Strengthen Immune System
Eucalyptus oil is full of antioxidants that strengthen the immune system and help protect cells from damage. It also increases the activity of immune system cells such as phagocytes, leukocytes, and cytokines. Some studies are investigating the effects of eucalyptus oil or its components on people with compromised immune systems due to medications or medical treatment. Eucalyptus may help people with artificially weakened immune systems fight off illness without interfering with other medical treatments.
Relieve Arthritis and Joint Pain
Eucalyptus is an ingredient in many commercial creams and ointments for arthritis, sprains, rheumatism, and other aches and pains. It contains numerous substances with analgesic properties. Camphor is a mild anesthetic and astringent that causes warming and cooling sensations that soothe sore muscles, joint pain, and bruises. Limonene, camphene, and sabinene have anti-inflammatory and mild analgesic effects. Eucalyptus oil (in a lotion or carrier) also works well as a pre-workout muscle rub.
Eucalyptus is a common ingredient in mouthwash, toothpaste, and other oral hygiene products. The antibacterial properties control bad breath, prevent dental cavities, and treat or prevent gum diseases such as gingivitis. Some types of chewing gum make use of the antimicrobial capabilities and the refreshing citrus and mint flavor. Eucalyptus oil or crushed leaves mixed into a paste are home remedies for cold sores and abscesses in the mouth, but should not be swallowed.
Elevate Mood and Improve Cognition
Eucalyptus leaves, roots, bark, and berries contain aromatic compounds and other substances that influence the brain and central nervous system. Globulol is an antioxidant that encourages cell regeneration. Citronellol is an anti-spasmodic and anticonvulsant that helps control epilepsy and other seizure disorders. Cineole also has antispasmodic effects and causes mild vasodilation that lowers blood pressure. This combination of effects can help relieve tension headaches and migraines.

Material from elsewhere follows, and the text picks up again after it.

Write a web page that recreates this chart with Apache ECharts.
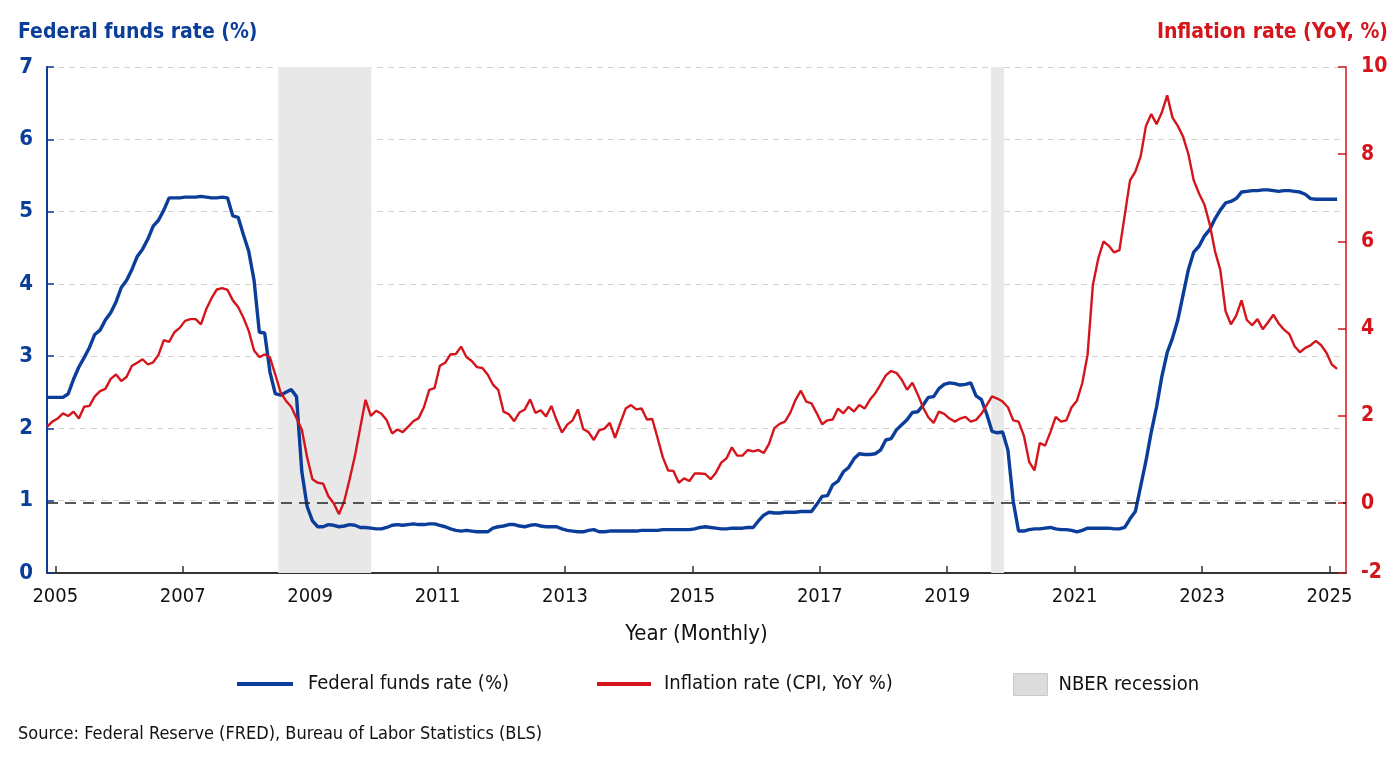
<!DOCTYPE html>
<html>
<head>
<meta charset="utf-8">
<title>Federal funds rate vs inflation</title>
<script src="https://cdn.jsdelivr.net/npm/echarts@6/dist/echarts.min.js"></script>
<style>
    html, body { margin: 0; padding: 0; background: #fff; }
    #chart { width: 1400px; height: 768px; }
</style>
</head>
<body>
<div id="chart"></div>
<script>
// first monthly observation, as a fractional year
var START = 2004.87;

var xTicks = [2005, 2007, 2009, 2011, 2013, 2015, 2017, 2019, 2021, 2023, 2025];
var rightTicks = [-1.6, 0, 2, 4, 6, 8, 10];
var rightTickLabels = ['-2', '0', '2', '4', '6', '8', '10'];

// NBER recession bands (start, end) in fractional years
var recessions = [[2008.50, 2009.96], [2019.69, 2019.89]];

// Federal funds rate (%), monthly
var ffr = [
    2.43, 2.43, 2.43, 2.43, 2.48, 2.68, 2.85, 2.98, 3.12, 3.30, 3.36, 3.50,
    3.60, 3.75, 3.95, 4.05, 4.20, 4.38, 4.48, 4.62, 4.80, 4.88, 5.02, 5.19,
    5.19, 5.19, 5.20, 5.20, 5.20, 5.21, 5.20, 5.19, 5.19, 5.20, 5.19, 4.94,
    4.92, 4.68, 4.45, 4.05, 3.33, 3.32, 2.78, 2.48, 2.46, 2.50, 2.54, 2.44,
    1.40, 0.92, 0.72, 0.64, 0.64, 0.67, 0.66, 0.64, 0.65, 0.67, 0.66, 0.63,
    0.63, 0.62, 0.61, 0.61, 0.63, 0.66, 0.67, 0.66, 0.67, 0.68, 0.67, 0.67,
    0.68, 0.68, 0.66, 0.64, 0.61, 0.59, 0.58, 0.59, 0.58, 0.57, 0.57, 0.57,
    0.62, 0.64, 0.65, 0.67, 0.67, 0.65, 0.64, 0.66, 0.67, 0.65, 0.64, 0.64,
    0.64, 0.61, 0.59, 0.58, 0.57, 0.57, 0.59, 0.60, 0.57, 0.57, 0.58, 0.58,
    0.58, 0.58, 0.58, 0.58, 0.59, 0.59, 0.59, 0.59, 0.60, 0.60, 0.60, 0.60,
    0.60, 0.60, 0.61, 0.63, 0.64, 0.63, 0.62, 0.61, 0.61, 0.62, 0.62, 0.62,
    0.63, 0.63, 0.72, 0.80, 0.84, 0.83, 0.83, 0.84, 0.84, 0.84, 0.85, 0.85,
    0.85, 0.95, 1.06, 1.07, 1.22, 1.27, 1.40, 1.46, 1.58, 1.65, 1.64, 1.64,
    1.65, 1.70, 1.84, 1.86, 1.98, 2.05, 2.12, 2.22, 2.23, 2.32, 2.43, 2.44,
    2.55, 2.61, 2.63, 2.62, 2.60, 2.61, 2.63, 2.45, 2.40, 2.20, 1.96, 1.94,
    1.95, 1.70, 0.99, 0.58, 0.58, 0.60, 0.61, 0.61, 0.62, 0.63, 0.61, 0.60,
    0.60, 0.59, 0.57, 0.59, 0.62, 0.62, 0.62, 0.62, 0.62, 0.61, 0.61, 0.63,
    0.75, 0.85, 1.20, 1.55, 1.95, 2.30, 2.72, 3.05, 3.25, 3.50, 3.85, 4.20,
    4.44, 4.52, 4.66, 4.75, 4.90, 5.02, 5.12, 5.14, 5.18, 5.27, 5.28, 5.29,
    5.29, 5.30, 5.30, 5.29, 5.28, 5.29, 5.29, 5.28, 5.27, 5.24, 5.18, 5.17,
    5.17, 5.17, 5.17, 5.17
];

// CPI inflation, YoY %, monthly
var cpi = [
    1.75, 1.87, 1.94, 2.06, 2.00, 2.10, 1.94, 2.21, 2.23, 2.45, 2.57, 2.62,
    2.85, 2.95, 2.80, 2.90, 3.15, 3.22, 3.30, 3.18, 3.23, 3.40, 3.74, 3.70,
    3.92, 4.02, 4.18, 4.22, 4.22, 4.10, 4.45, 4.70, 4.90, 4.93, 4.89, 4.65,
    4.50, 4.25, 3.95, 3.50, 3.35, 3.41, 3.34, 2.95, 2.54, 2.35, 2.21, 1.95,
    1.69, 1.05, 0.55, 0.47, 0.45, 0.16, 0.00, -0.25, 0.05, 0.55, 1.08, 1.73,
    2.37, 2.00, 2.12, 2.05, 1.90, 1.60, 1.69, 1.63, 1.75, 1.88, 1.95, 2.20,
    2.60, 2.64, 3.15, 3.22, 3.41, 3.42, 3.59, 3.35, 3.26, 3.12, 3.10, 2.95,
    2.72, 2.60, 2.10, 2.04, 1.88, 2.08, 2.15, 2.38, 2.07, 2.13, 1.99, 2.23,
    1.90, 1.62, 1.80, 1.90, 2.15, 1.70, 1.63, 1.45, 1.67, 1.71, 1.84, 1.50,
    1.84, 2.17, 2.25, 2.15, 2.17, 1.92, 1.93, 1.50, 1.05, 0.75, 0.74, 0.47,
    0.57, 0.51, 0.68, 0.68, 0.67, 0.55, 0.70, 0.93, 1.03, 1.28, 1.09, 1.09,
    1.22, 1.19, 1.22, 1.15, 1.36, 1.72, 1.82, 1.87, 2.07, 2.37, 2.58, 2.33,
    2.29, 2.06, 1.81, 1.90, 1.92, 2.17, 2.06, 2.21, 2.10, 2.25, 2.17, 2.37,
    2.52, 2.72, 2.93, 3.03, 2.99, 2.83, 2.60, 2.76, 2.50, 2.20, 1.97, 1.84,
    2.10, 2.05, 1.94, 1.87, 1.94, 1.98, 1.87, 1.91, 2.05, 2.25, 2.45, 2.40,
    2.33, 2.20, 1.90, 1.87, 1.55, 0.95, 0.75, 1.38, 1.32, 1.63, 1.98, 1.87,
    1.90, 2.20, 2.35, 2.75, 3.40, 5.00, 5.60, 6.00, 5.90, 5.75, 5.80, 6.60,
    7.40, 7.60, 7.95, 8.65, 8.92, 8.69, 8.96, 9.35, 8.84, 8.65, 8.40, 8.00,
    7.40, 7.10, 6.85, 6.40, 5.78, 5.35, 4.40, 4.10, 4.30, 4.65, 4.20, 4.08,
    4.22, 3.99, 4.15, 4.32, 4.12, 3.98, 3.88, 3.60, 3.46, 3.56, 3.62, 3.72,
    3.62, 3.45, 3.18, 3.08
];

var FONT = "'Liberation Sans Narrow', 'DejaVu Sans Condensed', sans-serif";
var BLUE = '#0b3d9a';
var RED = '#d4161c';

function toPoints(arr) {
    var out = [];
    for (var i = 0; i < arr.length; i++) {
        out.push([START + i / 12, arr[i]]);
    }
    return out;
}

var myChart = echarts.init(document.getElementById('chart'));
myChart.setOption({
    animation: false,
    textStyle: { fontFamily: FONT },
    title: [{
        text: 'Federal funds rate (%)',
        left: 18, top: 22, padding: 0,
        textStyle: { color: BLUE, fontSize: 21, fontWeight: 'bold', fontFamily: FONT }
    }, {
        text: 'Inflation rate (YoY, %)',
        right: 12, top: 22, padding: 0,
        textStyle: { color: RED, fontSize: 21, fontWeight: 'bold', fontFamily: FONT }
    }, {
        text: 'Source: Federal Reserve (FRED), Bureau of Labor Statistics (BLS)',
        left: 18, top: 725, padding: 0,
        textStyle: { color: '#111', fontSize: 18, fontWeight: 'normal', fontFamily: FONT }
    }],
    legend: [{
        data: [{ name: 'Federal funds rate (%)', icon: 'rect' }],
        left: 237, top: 674, padding: 0,
        itemWidth: 56, itemHeight: 4,
        selectedMode: false,
        textStyle: { fontSize: 20, color: '#111', fontFamily: FONT, padding: [0, 0, 0, 10] }
    }, {
        data: [{ name: 'Inflation rate (CPI, YoY %)', icon: 'rect' }],
        left: 597, top: 674, padding: 0,
        itemWidth: 54, itemHeight: 4,
        selectedMode: false,
        textStyle: { fontSize: 20, color: '#111', fontFamily: FONT, padding: [0, 0, 0, 8] }
    }, {
        data: [{
            name: 'NBER recession', icon: 'rect',
            itemStyle: { color: '#dcdcdc', borderColor: '#c9c9c9', borderWidth: 1 }
        }],
        left: 1013, top: 673, padding: 0,
        itemWidth: 34, itemHeight: 22,
        selectedMode: false,
        textStyle: { fontSize: 20, color: '#111', fontFamily: FONT, padding: [0, 0, 0, 6] }
    }],
    grid: { left: 47, right: 54, top: 67, bottom: 195 },
    xAxis: {
        type: 'value',
        min: START,
        max: 2025.26,
        name: 'Year (Monthly)',
        nameLocation: 'middle',
        nameGap: 50,
        nameTextStyle: { fontSize: 22, color: '#111', fontFamily: FONT },
        axisLine: { lineStyle: { color: '#333', width: 2 } },
        axisTick: { inside: true, length: 7, customValues: xTicks, lineStyle: { color: '#333', width: 1.5 } },
        axisLabel: {
            customValues: xTicks, margin: 14,
            fontSize: 20, color: '#111', fontFamily: FONT,
            formatter: function (v) { return String(Math.round(v)); }
        },
        splitLine: { show: false }
    },
    yAxis: [{
        type: 'value',
        min: 0, max: 7, interval: 1,
        axisLine: { show: true, lineStyle: { color: BLUE, width: 2 } },
        axisTick: { show: true, inside: true, length: 7, lineStyle: { color: BLUE, width: 1.5 } },
        axisLabel: { margin: 14, fontSize: 22, fontWeight: 'bold', color: BLUE, fontFamily: FONT },
        splitLine: { show: true, lineStyle: { color: '#d2d2d2', width: 1.2, type: [6, 5] } }
    }, {
        type: 'value',
        min: -1.6, max: 10,
        position: 'right',
        axisLine: { show: true, lineStyle: { color: RED, width: 1.5 } },
        axisTick: { show: true, inside: true, length: 8, customValues: rightTicks, lineStyle: { color: RED, width: 1.5 } },
        axisLabel: {
            customValues: rightTicks, margin: 15,
            fontSize: 21, fontWeight: 'bold', color: RED, fontFamily: FONT,
            formatter: function (v) {
                var k = rightTicks.indexOf(v);
                return k >= 0 ? rightTickLabels[k] : String(v);
            }
        },
        splitLine: { show: false }
    }],
    series: [{
        name: 'NBER recession',
        type: 'line',
        data: [],
        z: 1,
        itemStyle: { color: '#dcdcdc' },
        markArea: {
            silent: true,
            itemStyle: { color: '#e8e8e8' },
            data: recessions.map(function (r) {
                return [{ xAxis: r[0] }, { xAxis: r[1] }];
            })
        }
    }, {
        name: 'Federal funds rate (%)',
        type: 'line',
        yAxisIndex: 0,
        data: toPoints(ffr),
        showSymbol: false,
        z: 3,
        itemStyle: { color: BLUE },
        lineStyle: { color: BLUE, width: 3.4 }
    }, {
        name: 'Inflation rate (CPI, YoY %)',
        type: 'line',
        yAxisIndex: 1,
        data: toPoints(cpi),
        showSymbol: false,
        z: 4,
        itemStyle: { color: RED },
        lineStyle: { color: RED, width: 2.4 },
        markLine: {
            silent: true,
            symbol: 'none',
            label: { show: false },
            lineStyle: { color: '#222', width: 1.6, type: [11, 7] },
            data: [{ yAxis: 0 }]
        }
    }]
});
</script>
</body>
</html>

Eucalyptus oil helps manage stress and anxiety, as well.
Eucalyptus oil or extracts are frequently in skincare products. The essential oil itself can be added to bathwater or mixed with mineral oil to rub onto the skin after a shower. Antioxidants protect skin from sun damage and pollutants, while anti-inflammatory properties reduce redness or swelling caused by various skin conditions. Eucalyptus oil has antimicrobial effects that control acne and prevent the infection of minor cuts and scrapes. It also soothes bug bites and helps skin retain moisture.
Eucalyptus oil was officially registered as an insecticide in the United States in 1948. It is a registered miticide, as well — an insecticide that also kills mites and ticks. Outdoor eucalyptus candles and diffusers discourage insects at picnics and other outdoor events with a pleasant scent instead of harsh chemicals. Oil from the E. globulus species of the eucalyptus tree is a natural way to kill housefly larvae.